The Honors Program is housed in the Marx Center, a beautiful building conveniently located close to the residence halls. Featuring a lounge with audiovisual equipment, a student computer workroom, a kitchen and sunny patio, the Honors Suite serves as a gathering place, study space and "home away from home" for Honors Program students, all of whom have round-the-clock access to its facilities.

Freshman Year:

In your first year, you'll take two engaging Honors Colloquia (seminars), each with a different theme, and each of which is further enhanced by co-curricular offerings and opportunities such as all-college lectures and field trips.

The Fall Colloquium is designed to help students acquire skills in critical thinking, writing, and speaking by examining significant works from various periods of history and various cultures. Through discussion and writing about these works, students will examine their assumptions about themselves and the world. The theme has an ethical dimension—past themes have included "Social Justice," "The Other" and "Evil"—and the course focuses on the humanities and/or social sciences.

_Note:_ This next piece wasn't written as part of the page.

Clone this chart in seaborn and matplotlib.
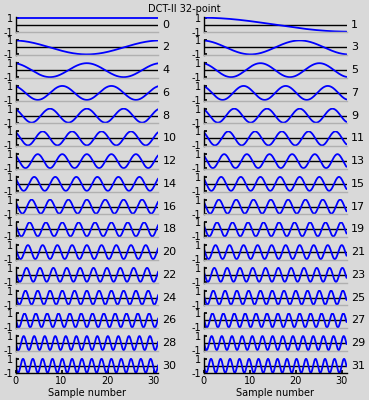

The Spring Colloquium continues the Fall objectives but focuses on a theme that explores the sciences and their relation to society, for example, "Science, Knowledge, and Art" or "Science and Gender." Readings are drawn from the humanities, social sciences and sciences in order to provide a variety of perspectives.

Sophomore Year:

In the Fall semester, Honors sophomores take a third Colloquium course, in which they investigate different ways of looking at the world and of thinking about and interacting with the world, including their own roles in society and within academic disciplines. Readings are drawn from a wide range of theoretical, narrative, poetic and historical works.

In the Spring semester, Honors sophomores conclude their required Honors coursework with the Honors Practicum, in which they design an individual or small-group learning project within the context of community service that is a critical hallmark of an educated person. The project includes an experiential and a research component, both of which are tailored to the student's personal and academic interests. Students work with faculty advisors of their choice.

Junior and Senior Years:

Students in the Program complete their required Honors credits by selecting from among Honors electives, study abroad, Departmental Honors Paper, an Honors thesis and the Honors Seminar.

Honors electives fulfill specific requirements in the civilization section of Hood's Core Curriculum. You may also elect to study abroad. For example, Hood students have studied in Strasbourg, France; Seville, Spain; London, England; Berlin, Germany; Guadalajara, Mexico; Megiddo, Israel; and Seoul, Korea. Study abroad counts as one honors elective.

A highpoint of the Honors Program is the senior seminar. You and your classmates will choose a topic of social, political, historical or international significance that you'll investigate together. Previous seminar topics include Revolutions; A Century of Change; The 1980s; Millennial Mayhem and Apocalyptic Anxiety; and Minority Issues in the New Century. You'll also choose the faculty member who teaches your seminar.